The International Folk Art Market | Santa Fe is a non-profit with a flagship event of an amazing market which sees 20,000 people come to buy the work of 150 folk artists from around the world. The revenue raised by the artists (who often work in co-operatives) helps to preserve folk art traditions and strengthen and support communities in places as diverse as Ecuador and Mozambique, Uzbekistan and Timor Leste.
I’ve worked with the Market on website and content projects for years, and for the tenth anniversary market this year, I suggested we produce a video series about some of the artists, looking at the impact of the Market or introducing artists that were new this year. We wanted to stress the personal success stories that underpin the Market but that can sometimes get lost in the scale of the event. Visitors get the chance to meet and interact with the artists, and take home an object created by hand with skill and passion, while the artists take home money they earned from sales to individual people.

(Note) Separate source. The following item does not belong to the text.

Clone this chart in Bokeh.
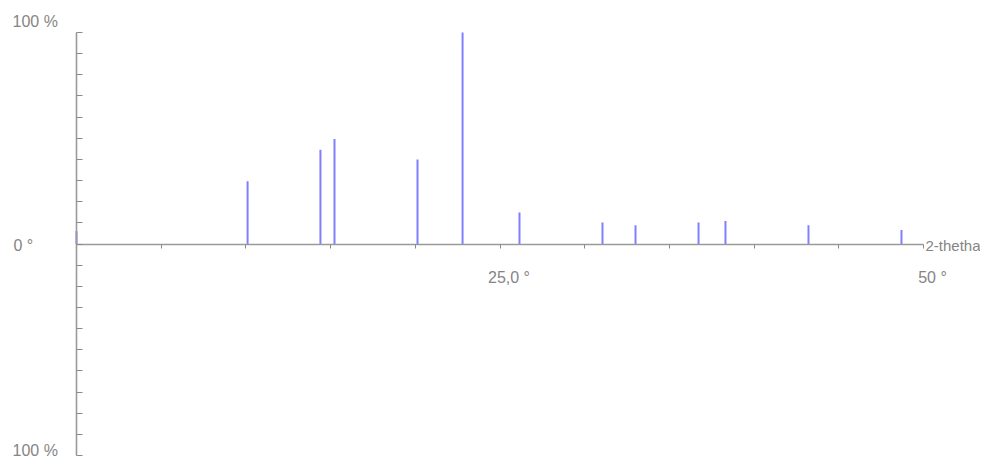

The budget was extremely tight – I could only spend five or six hours on each of the five videos we planned – and the technical constraints were also daunting: we couldn’t go and shoot interviews with the artists. In two of the cases, however, we could source amateur video that Market employees or supporters had shot when they were in-country (those for the SEWA co-operative in India, and La Mega Cooperativa de de Saraguros in Ecuador). That left a co-op in Pakistan, a vodou flag maker in Haiti and a master basket weaver in the south of France with no video footage. I proposed using Skype to record video sessions, supplementing all the videos with lots of still photography.